>> begin STORED DATA

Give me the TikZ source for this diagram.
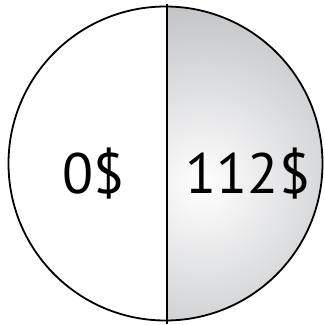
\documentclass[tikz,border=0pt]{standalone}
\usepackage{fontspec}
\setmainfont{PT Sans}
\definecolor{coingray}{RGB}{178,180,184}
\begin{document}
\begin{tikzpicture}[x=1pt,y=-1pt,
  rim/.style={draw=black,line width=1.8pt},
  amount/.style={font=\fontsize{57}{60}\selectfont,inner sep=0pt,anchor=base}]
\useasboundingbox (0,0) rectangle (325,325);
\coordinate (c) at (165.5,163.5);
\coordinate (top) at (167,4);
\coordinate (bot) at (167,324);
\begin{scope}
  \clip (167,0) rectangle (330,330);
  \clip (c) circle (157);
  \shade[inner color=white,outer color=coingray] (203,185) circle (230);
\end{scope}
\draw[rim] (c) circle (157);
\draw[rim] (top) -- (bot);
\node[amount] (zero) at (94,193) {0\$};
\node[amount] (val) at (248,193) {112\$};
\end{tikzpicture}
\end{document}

>> end STORED DATA

#### [SHORT EXERCISE]
Leave out the pictures and transcribe everything else exactly.

#### [FULL ANSWER]
Give me the TikZ source for this diagram.
\documentclass[tikz,border=0pt]{standalone}
\usepackage{fontspec}
\setmainfont{PT Sans}
\definecolor{coingray}{RGB}{178,180,184}
\begin{document}
\begin{tikzpicture}[x=1pt,y=-1pt,
  rim/.style={draw=black,line width=1.8pt},
  amount/.style={font=\fontsize{57}{60}\selectfont,inner sep=0pt,anchor=base}]
\useasboundingbox (0,0) rectangle (325,325);
\coordinate (c) at (165.5,163.5);
\coordinate (top) at (167,4);
\coordinate (bot) at (167,324);
\begin{scope}
  \clip (167,0) rectangle (330,330);
  \clip (c) circle (157);
  \shade[inner color=white,outer color=coingray] (203,185) circle (230);
\end{scope}
\draw[rim] (c) circle (157);
\draw[rim] (top) -- (bot);
\node[amount] (zero) at (94,193) {0\$};
\node[amount] (val) at (248,193) {112\$};
\end{tikzpicture}
\end{document}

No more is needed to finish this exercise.